Teach what you know

We hired a new business and technology teacher this summer to replace a retiring veteran. I've been working with her as she prepares to take over my web design and general computing courses (I'm all math and physics this year!

We hired a new business and technology teacher this summer to replace a retiring veteran. I've been working with her as she prepares to take over my web design and general computing courses (I'm all math and physics this year!). While she is remarkably enthusiastic, she is a bit nervous. Like me, she left private industry to teach, not because of the old adage ("thems that can, do; thems that can't, teach"), but because she really wanted to.

Her background is business and her direct experience with computer technology is as an end user, albeit a power user in the banking industry. So what can she bring to a web design class or a general computing class? An awful lot, as it turns out. Sure, she needs to be able to communicate technology fundamentals, but what our students really want to know is how these fundamentals get used in the real world.

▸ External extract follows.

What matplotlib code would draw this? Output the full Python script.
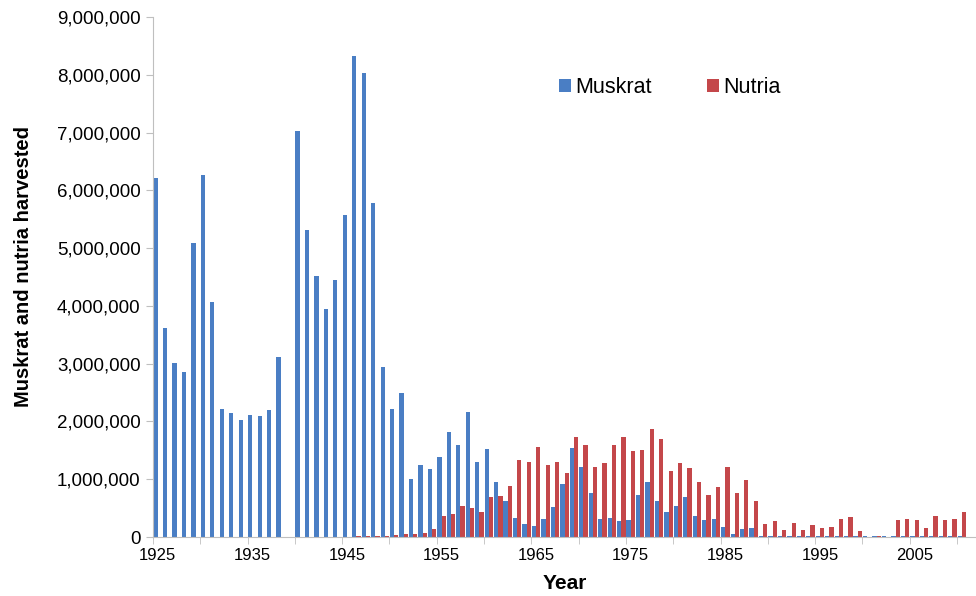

Web 2.0 is a great thing to talk about, but how much more interesting is it to demonstrate the latest web-based applications used in banking? We can teach Word, Excel, and Access all we want, but it's far more useful for students to understand how they actually get used in a business setting.

While state departments of education tend to penalize folks like us without traditional educational backgrounds in subjects like "pedagogy," and require expensive additional coursework and licensure, career switchers can bring a great deal of real world experience and relevant background to the classroom. Bill Gates, in his work to improve the competitiveness of US schools, stresses the importance of relevance; is a book-based exercise in writing HTML code really relevant or is a mock business (with a website, bookkeeping in Excel, collaboration via email, and documentation in Word) relevant to students' future success? Better yet, shouldn't the mock business be supervised by someone who has actually run a business, helped fund a startup, or actually handled financial transactions for small businesses?

Particularly in the fields of business and technology, people from the world outside of education have a lot of value to students and their schools. If we teach what we know, our students will benefit when they head for that same outside world.